▶ What to work on:
Pictures stay out of this copy, which runs from the first line of the material through the line containing "anchor=base] (title) at".

─── Supplied information

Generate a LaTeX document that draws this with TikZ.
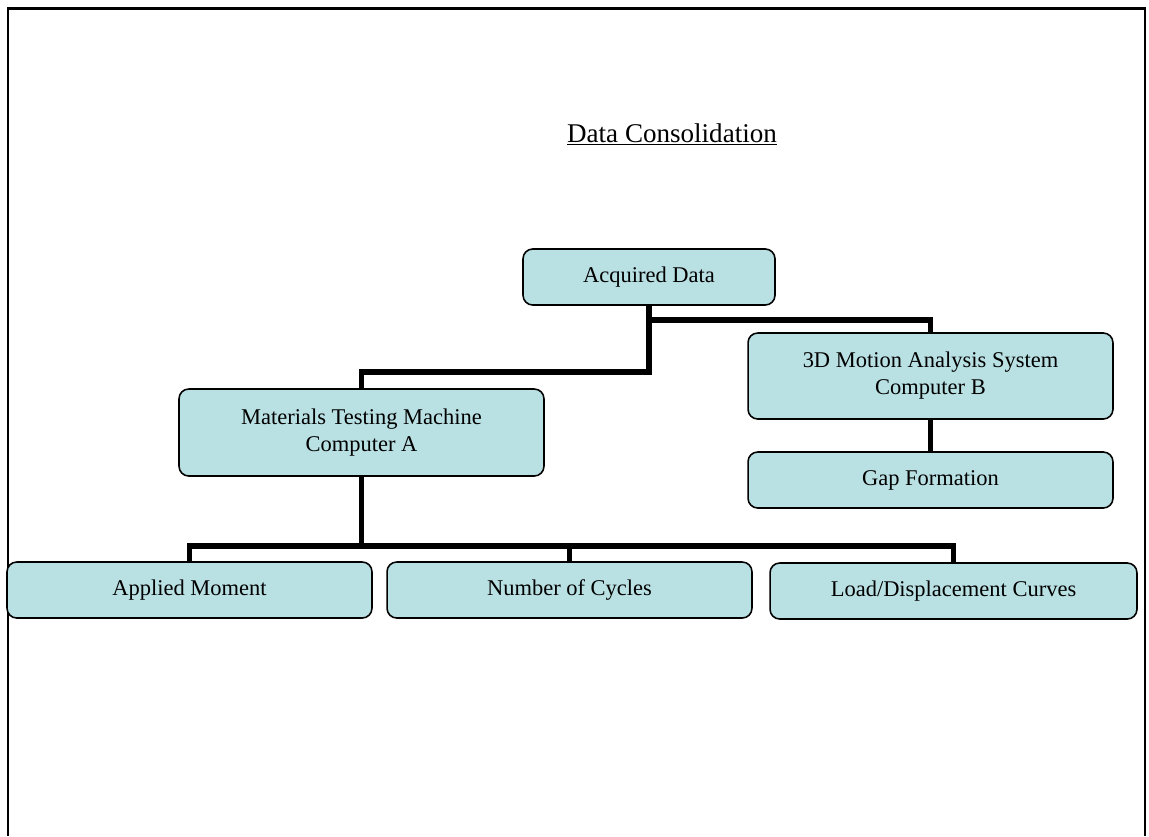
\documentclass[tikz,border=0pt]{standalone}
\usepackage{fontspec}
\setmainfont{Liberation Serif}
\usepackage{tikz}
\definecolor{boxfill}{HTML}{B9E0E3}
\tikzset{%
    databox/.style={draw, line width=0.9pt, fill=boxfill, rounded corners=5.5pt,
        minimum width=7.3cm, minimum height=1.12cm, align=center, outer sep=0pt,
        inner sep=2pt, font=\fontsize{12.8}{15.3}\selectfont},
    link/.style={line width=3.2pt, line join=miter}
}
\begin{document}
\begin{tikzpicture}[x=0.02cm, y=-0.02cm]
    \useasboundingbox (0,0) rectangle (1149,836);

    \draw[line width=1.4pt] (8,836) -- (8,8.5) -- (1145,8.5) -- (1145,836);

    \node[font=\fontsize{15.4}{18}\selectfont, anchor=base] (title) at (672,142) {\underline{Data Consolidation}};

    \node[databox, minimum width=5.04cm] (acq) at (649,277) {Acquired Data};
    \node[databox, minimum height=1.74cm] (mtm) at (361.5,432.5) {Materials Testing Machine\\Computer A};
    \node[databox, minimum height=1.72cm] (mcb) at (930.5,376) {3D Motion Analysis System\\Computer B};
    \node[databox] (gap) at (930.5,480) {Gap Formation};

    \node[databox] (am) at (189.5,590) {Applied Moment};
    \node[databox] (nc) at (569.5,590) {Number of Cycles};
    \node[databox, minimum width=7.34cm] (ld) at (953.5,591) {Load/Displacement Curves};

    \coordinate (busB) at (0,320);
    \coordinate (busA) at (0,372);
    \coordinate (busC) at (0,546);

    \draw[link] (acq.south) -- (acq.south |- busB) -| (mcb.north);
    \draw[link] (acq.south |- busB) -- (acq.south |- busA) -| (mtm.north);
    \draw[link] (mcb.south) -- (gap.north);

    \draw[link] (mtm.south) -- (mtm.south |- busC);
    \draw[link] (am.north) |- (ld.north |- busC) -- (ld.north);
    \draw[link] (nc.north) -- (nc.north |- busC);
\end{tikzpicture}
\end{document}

──────

▶ Solved exercise:
Generate a LaTeX document that draws this with TikZ.
\documentclass[tikz,border=0pt]{standalone}
\usepackage{fontspec}
\setmainfont{Liberation Serif}
\usepackage{tikz}
\definecolor{boxfill}{HTML}{B9E0E3}
\tikzset{%
    databox/.style={draw, line width=0.9pt, fill=boxfill, rounded corners=5.5pt,
        minimum width=7.3cm, minimum height=1.12cm, align=center, outer sep=0pt,
        inner sep=2pt, font=\fontsize{12.8}{15.3}\selectfont},
    link/.style={line width=3.2pt, line join=miter}
}
\begin{document}
\begin{tikzpicture}[x=0.02cm, y=-0.02cm]
    \useasboundingbox (0,0) rectangle (1149,836);

    \draw[line width=1.4pt] (8,836) -- (8,8.5) -- (1145,8.5) -- (1145,836);

    \node[font=\fontsize{15.4}{18}\selectfont, anchor=base] (title) at (672,142) {\underline{Data Consolidation}};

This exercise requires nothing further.